Several residual herbicides, representing multiple herbicide mechanism of action, are available for use in spring in tree fruit systems (Table 1). Spring application should be made before trees bud break or emergence of new growth to avoid crop injury. Selecting herbicide depends on several factors including weed type and species, tree age, soil type and vegetation or crop residue. It is important to select herbicides based on the type of weeds present in the orchard since not all herbicides are equally effective for all weed species. For example, Alion can provide excellent to good level of control for annual grasses such as crabgrass, fall panicum, foxtail, etc., and several annual broadleaves such as common chickweed, pigweed spp., mustards, nightshade and velvetleaf, but provides fair to poor level of activity for sandbur, common lambsquarters and smartweeds.

Zeus Prime, effective to control sandbur, common lambsquarters and smartweeds might be an effective tank-mix with Alion to ensure the entire weed spectrum is effectively targeted. If orchard soil is light sandy in texture, then it is wise to use a lower application rate of herbicides such as Princep, Sinbar or Surflan to avoid crop injury.

It is also very critical to select herbicides based on tree age because some herbicides might cause a significant amount of injury if applied on younger trees than recommended. Herbicides such as Sinbar, Alion and Zeus Prime should be used on established trees, which are at least 3 years old. The efficacy of residual preemergence herbicide may be reduced in the presence of actively growing vegetation, such as winter annual weeds, and crop residue, such as leaf litter, on the soil surface.

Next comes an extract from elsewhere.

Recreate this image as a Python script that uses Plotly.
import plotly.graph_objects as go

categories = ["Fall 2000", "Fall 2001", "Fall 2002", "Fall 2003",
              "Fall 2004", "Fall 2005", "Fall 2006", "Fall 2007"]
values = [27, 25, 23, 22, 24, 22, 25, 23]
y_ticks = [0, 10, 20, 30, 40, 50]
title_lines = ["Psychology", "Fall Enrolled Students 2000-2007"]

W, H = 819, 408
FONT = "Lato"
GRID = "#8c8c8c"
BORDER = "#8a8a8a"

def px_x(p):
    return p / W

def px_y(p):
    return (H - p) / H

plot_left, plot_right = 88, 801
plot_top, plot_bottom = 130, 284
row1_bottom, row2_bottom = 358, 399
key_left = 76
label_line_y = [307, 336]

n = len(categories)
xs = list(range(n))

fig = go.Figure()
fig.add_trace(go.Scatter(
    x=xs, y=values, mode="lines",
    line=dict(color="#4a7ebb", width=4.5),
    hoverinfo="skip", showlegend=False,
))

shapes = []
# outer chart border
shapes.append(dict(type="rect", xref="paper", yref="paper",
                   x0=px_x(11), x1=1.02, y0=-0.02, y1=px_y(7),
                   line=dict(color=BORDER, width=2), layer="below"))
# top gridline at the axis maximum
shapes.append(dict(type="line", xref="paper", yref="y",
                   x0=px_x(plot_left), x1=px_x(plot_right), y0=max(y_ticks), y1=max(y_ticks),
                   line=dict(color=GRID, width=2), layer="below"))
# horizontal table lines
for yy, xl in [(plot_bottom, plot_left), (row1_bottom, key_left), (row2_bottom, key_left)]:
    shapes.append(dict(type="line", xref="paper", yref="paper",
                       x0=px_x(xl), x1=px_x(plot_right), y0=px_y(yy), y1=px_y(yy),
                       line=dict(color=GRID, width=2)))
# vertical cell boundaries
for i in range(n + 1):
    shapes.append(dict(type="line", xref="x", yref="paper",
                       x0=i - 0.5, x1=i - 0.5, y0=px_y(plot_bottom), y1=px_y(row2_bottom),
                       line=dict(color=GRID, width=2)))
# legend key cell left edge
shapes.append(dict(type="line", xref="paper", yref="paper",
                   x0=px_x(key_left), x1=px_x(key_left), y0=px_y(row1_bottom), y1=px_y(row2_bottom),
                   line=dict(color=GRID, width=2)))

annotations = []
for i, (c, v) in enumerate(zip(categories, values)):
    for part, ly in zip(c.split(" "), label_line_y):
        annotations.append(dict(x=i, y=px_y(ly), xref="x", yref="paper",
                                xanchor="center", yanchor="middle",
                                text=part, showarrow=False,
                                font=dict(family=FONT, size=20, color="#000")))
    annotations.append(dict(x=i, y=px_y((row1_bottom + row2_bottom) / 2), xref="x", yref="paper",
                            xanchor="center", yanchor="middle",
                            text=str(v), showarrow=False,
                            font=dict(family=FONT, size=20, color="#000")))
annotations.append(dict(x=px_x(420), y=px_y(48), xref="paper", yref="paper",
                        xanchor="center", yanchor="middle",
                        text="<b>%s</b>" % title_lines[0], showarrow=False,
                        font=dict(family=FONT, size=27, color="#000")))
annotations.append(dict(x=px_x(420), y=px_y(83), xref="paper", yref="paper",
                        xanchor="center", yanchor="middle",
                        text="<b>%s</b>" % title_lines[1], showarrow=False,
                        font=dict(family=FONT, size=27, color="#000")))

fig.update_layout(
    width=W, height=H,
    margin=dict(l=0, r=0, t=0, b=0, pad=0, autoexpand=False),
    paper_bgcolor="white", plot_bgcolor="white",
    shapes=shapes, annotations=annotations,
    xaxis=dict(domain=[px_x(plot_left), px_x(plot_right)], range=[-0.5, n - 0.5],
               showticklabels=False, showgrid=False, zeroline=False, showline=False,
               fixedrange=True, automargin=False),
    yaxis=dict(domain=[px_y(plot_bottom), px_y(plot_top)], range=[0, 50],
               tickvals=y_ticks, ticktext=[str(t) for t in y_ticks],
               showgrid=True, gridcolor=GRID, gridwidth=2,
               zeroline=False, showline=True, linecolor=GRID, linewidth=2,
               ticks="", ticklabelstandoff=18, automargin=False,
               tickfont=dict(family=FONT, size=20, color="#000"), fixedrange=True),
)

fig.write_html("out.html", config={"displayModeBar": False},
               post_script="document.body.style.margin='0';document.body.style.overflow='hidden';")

Therefore, it is suggested to use postemergence herbicides such as paraquat (Gramoxone*), carfentrazone (Aim) or glufosinate (Rely, Lifeline, Reckon) to kill emerged weeds. Inclusion of pyraflufen-ethyl (Venue) with these post-emergence applications improves burndown and broadens the weed control spectrum.

An effective spring weed control treatment plan might include one of the following combinations: Chateau plus Karmex, Alion plus Princep, Matrix plus Zeus Prime, Prowl H2O plus Trellis, Alion plus Surflan, Karmex plus Prowl H2O, Chateau plus Surflan, or Goal plus Prowl H2O. Include Gramoxone*, Aim or Rely if seedlings of new emerging weeds are observed at the time of application. Always be cautious to alternate or tank-mix herbicides with different mechanism of action to avoid evolution of resistant weed biotypes.

*Please note that there are new label and training requirements associated with paraquat dichloride containing products like Gramoxone. More information is available on the EPA’s Pesticide Worker Safety website.

Table 1. Selection of preemergence herbicides for spring application in fruit trees including apple and cherries (tart, sweet), peach, pear and plum. Source: 2020 Michigan Fruit Management Guide
 

Common name(trade name)

 

Mechanism of action

Registered crops (crop age)
Apple Cherry Peach Pear Plum
Dichlobenil (Casoron) 20 B,N2 B,N   B,N  
Diuron (Karmex, Direx) 7 B B B  
Flumioxazin (Chateau) 14 B,N B,N B,N B,N B,N
Halosulfuron (Sandea) 2 B   B  
Indaziflam (Alion) 29 B B B B B
Norflurazon (Solicam)3 12 B,N B B B B
Isoxaben (Trellis)3 21 B,N N N N N
Oryzalin (Surflan)3 3 B,N B,N B,N B,N B,N
Pendimethalin (Prowl H2O)3 3 B,N B,N B,N B,N B,N
Oxyfluorfen (GoalTender) 14 B B B B B
Rimsulfuron (Matrix) 2 B,N B,N B,N B,N B,N
Simazine (Princep) 5 B B B B B
Terbacil (Sinbar) 5 B B    
Sulfentrazone (Spartan) 14 B        

1Always check the most recent herbicide label to ensure application rates and other restrictions and to make sure that all applications are safe and legal.

2Abbreviations: B, bearing; N, nonbearing

3Solicam (only in apple), Surflan, Prowl H2O, and Trellis can be applied to newly planted trees once the soil has settled.